Apoptotic pathways of U937 leukemic monocytes investigated by infrared microspectroscopy and flow cytometry
Abstract
Apoptosis is a strictly regulated cell death mechanism that plays a pivotal role in the normal evolution of multicellular organisms. Its misregulation has been associated with many diseases, making its early and reliable detection a key point for modern cellular biology. In this paper, we propose the use of infrared microspectroscopy (IRMS) as a label-free methodology for the detection of apoptotic-related biochemical processes induced on U937 leukemic monocytes by serum starvation and CCCP-exposure. The spectroscopic results are in agreement with parallel Flow Cytometry (FC) experiments, where plasma membrane integrity and mitochondrial activity were assessed. Spectroscopic outcomes complement FC data and allow drawing a more complete picture of the apoptotic pathways.
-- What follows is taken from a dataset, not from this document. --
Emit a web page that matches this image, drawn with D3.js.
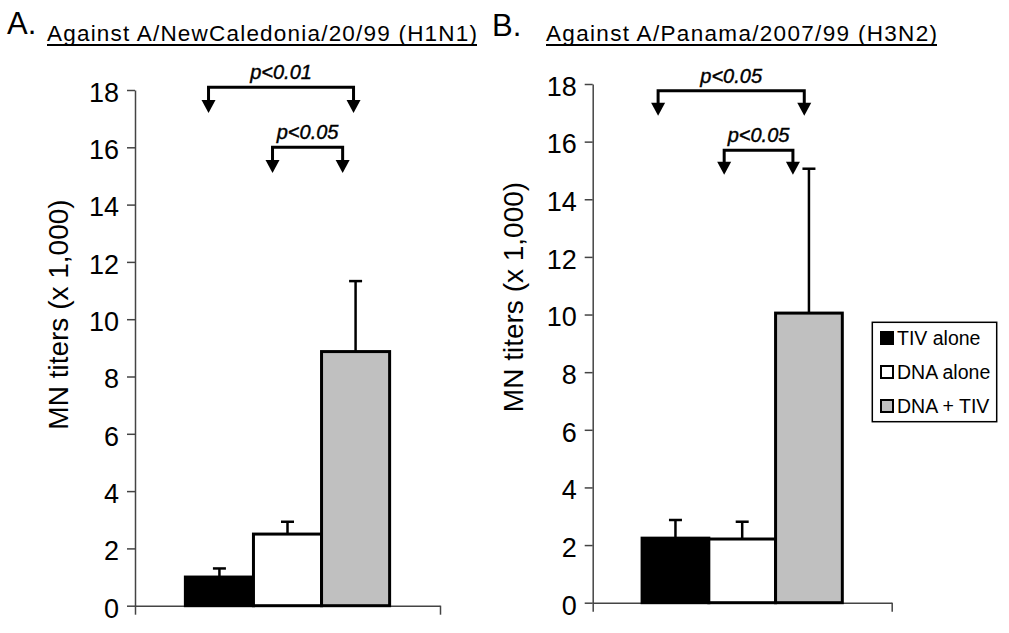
<!DOCTYPE html>
<html><head><meta charset="utf-8">
<script src="https://cdn.jsdelivr.net/npm/d3@7"></script>
<style>
html,body{margin:0;padding:0;background:#fff;}
svg text{font-family:"Liberation Sans",Arial,sans-serif;fill:#000;}
</style></head>
<body><svg id="chart" width="1009" height="633"></svg>
<script>
// ---- data ----
const categories = ["TIV alone", "DNA alone", "DNA + TIV"];
const fills = ["#000000", "#ffffff", "#c0c0c0"];
const yTicks = [0, 2, 4, 6, 8, 10, 12, 14, 16, 18];

const meansA = [1.0, 2.5, 8.87];
const errorsA = [0.3, 0.43, 2.46];
const meansB = [2.24, 2.21, 10.05];
const errorsB = [0.63, 0.6, 5.01];

const titleLetters = ["A.", "B."];
const titles = ["Against A/NewCaledonia/20/99 (H1N1)", "Against A/Panama/2007/99 (H3N2)"];
const yLabel = "MN titers (x 1,000)";

// significance brackets: [fromIndex, toIndex, fromFrac, toFrac, level, tip, label]
const bracketsA = [
  [0, 2, 0.34, 0.47, 18.1, 17.2, "p<0.01"],
  [1, 2, 0.28, 0.31, 16.0, 15.1, "p<0.05"]
];
const bracketsB = [
  [0, 2, 0.24, 0.43, 17.77, 16.9, "p<0.05"],
  [1, 2, 0.23, 0.26, 15.7, 14.85, "p<0.05"]
];

const svg = d3.select("#chart");

function panel(cfg) {
  const g = svg.append("g");
  const y = d3.scaleLinear().domain([0, 18]).range([cfg.y0, cfg.y18]);
  const x = d3.scaleBand().domain(categories).range([cfg.xl, cfg.xr]).paddingInner(0).paddingOuter(0.74);
  const xe = d3.scaleLinear().domain([0, 1]).range([cfg.xl, cfg.xr]);

  // x axis (edge ticks only)
  const xa = g.append("g").attr("transform", `translate(0,${cfg.y0})`)
    .call(d3.axisBottom(xe).tickValues([0, 1]).tickSize(9).tickSizeOuter(0).tickFormat(""));
  xa.selectAll("path,line").attr("stroke", "#444").attr("stroke-width", 1.5);

  // y axis
  const ya = g.append("g").attr("transform", `translate(${cfg.xl},0)`)
    .call(d3.axisLeft(y).tickValues(yTicks).tickSize(8).tickSizeOuter(0).tickPadding(8));
  ya.selectAll("path,line").attr("stroke", "#444").attr("stroke-width", 1.5);
  ya.selectAll("text").attr("font-size", 27).attr("dy", "0.42em");

  // y label
  g.append("text")
    .attr("transform", `translate(${cfg.labelX},${cfg.labelY}) rotate(-90)`)
    .attr("text-anchor", "middle").attr("font-size", 28).text(yLabel);

  // bars
  g.selectAll("rect.bar").data(cfg.means).join("rect").attr("class", "bar")
    .attr("x", (d, i) => x(categories[i]))
    .attr("y", d => y(d))
    .attr("width", x.bandwidth())
    .attr("height", d => y(0) - y(d))
    .attr("fill", (d, i) => fills[i])
    .attr("stroke", "#000").attr("stroke-width", 3);

  // error bars (upper only)
  const eb = g.selectAll("g.err").data(cfg.means).join("g").attr("class", "err");
  eb.append("line")
    .attr("x1", (d, i) => x(categories[i]) + x.bandwidth() / 2)
    .attr("x2", (d, i) => x(categories[i]) + x.bandwidth() / 2)
    .attr("y1", d => y(d))
    .attr("y2", (d, i) => y(d + cfg.errors[i]))
    .attr("stroke", "#000").attr("stroke-width", 2.5);
  eb.append("line")
    .attr("x1", (d, i) => x(categories[i]) + x.bandwidth() / 2 - 6.5)
    .attr("x2", (d, i) => x(categories[i]) + x.bandwidth() / 2 + 6.5)
    .attr("y1", (d, i) => y(d + cfg.errors[i]))
    .attr("y2", (d, i) => y(d + cfg.errors[i]))
    .attr("stroke", "#000").attr("stroke-width", 2.5);

  // brackets
  cfg.brackets.forEach(b => {
    const [fi, ti, ff, tf, lvl, tip, lab] = b;
    const x1 = x(categories[fi]) + ff * x.bandwidth();
    const x2 = x(categories[ti]) + tf * x.bandwidth();
    const yl = y(lvl), yt = y(tip);
    const ah = 13, aw = 7;
    g.append("path")
      .attr("d", `M${x1},${yt - ah + 1}V${yl}H${x2}V${yt - ah + 1}`)
      .attr("fill", "none").attr("stroke", "#000").attr("stroke-width", 3);
    [x1, x2].forEach(xx => {
      g.append("path")
        .attr("d", `M${xx - aw},${yt - ah}L${xx + aw},${yt - ah}L${xx},${yt}Z`)
        .attr("fill", "#000");
    });
    g.append("text").attr("x", (x1 + x2) / 2).attr("y", yl - 8)
      .attr("text-anchor", "middle").attr("font-size", 20)
      .attr("font-style", "italic").attr("stroke", "#000").attr("stroke-width", 0.4)
      .text(lab);
  });

  // title
  g.append("text").attr("x", cfg.letterX).attr("y", cfg.letterY)
    .attr("font-size", 31).text(cfg.letter);
  g.append("text").attr("x", cfg.titleX).attr("y", 41)
    .attr("font-size", 22.5).attr("textLength", cfg.titleLen).attr("lengthAdjust", "spacing")
    .text(cfg.title);
  g.append("line").attr("x1", cfg.titleX).attr("x2", cfg.titleX + cfg.titleLen)
    .attr("y1", 45).attr("y2", 45).attr("stroke", "#000").attr("stroke-width", 2);

  return { x, y };
}

panel({
  xl: 135, xr: 440, y0: 605.7, y18: 90,
  means: meansA, errors: errorsA, brackets: bracketsA,
  labelX: 68, labelY: 314.5,
  letter: titleLetters[0], letterX: 7, letterY: 34,
  title: titles[0], titleX: 47, titleLen: 430
});
panel({
  xl: 592.7, xr: 891.7, y0: 602.7, y18: 84,
  means: meansB, errors: errorsB, brackets: bracketsB,
  labelX: 523, labelY: 297,
  letter: titleLetters[1], letterX: 492, letterY: 36,
  title: titles[1], titleX: 546, titleLen: 391
});

// legend
const lg = svg.append("g");
lg.append("rect").attr("x", 872.3).attr("y", 322.3).attr("width", 124.4).attr("height", 99.4)
  .attr("fill", "#fff").attr("stroke", "#000").attr("stroke-width", 1.5);
const rowY = d3.scalePoint().domain(categories).range([338, 406]);
categories.forEach((c, i) => {
  lg.append("rect").attr("x", 881).attr("y", rowY(c) - 6).attr("width", 12).attr("height", 12)
    .attr("fill", fills[i]).attr("stroke", "#000").attr("stroke-width", 2);
  lg.append("text").attr("x", 897).attr("y", rowY(c)).attr("dy", "0.36em")
    .attr("font-size", 19.5).text(c);
});
</script>
</body></html>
In particular, we established that the two apoptosis-inducing treatments, cell starvation and CCCP exposure, affect the cell cycle in a different way. With the former, cell death is preceded by a cell cycle arrest, whereas the latter causes an increased cell cycle progression. Spectral data demonstrate that for both conditions apoptosis proceeds through the accumulation of lipid droplets within cells. Moreover, we were able to establish a spectral marker for DNA condensation/fragmentation: the enhancement of the PhI band component centred at ∼1206 cm−1, which is more sensitive than the relative intensity of the PhII band to which phospholipids and carbohydrates also contribute significantly. In conclusion, we demonstrate that the intrinsic multi-parametric nature of IRMS and its application on cells under physiological conditions can be well exploited for the investigation of apoptotic pathways.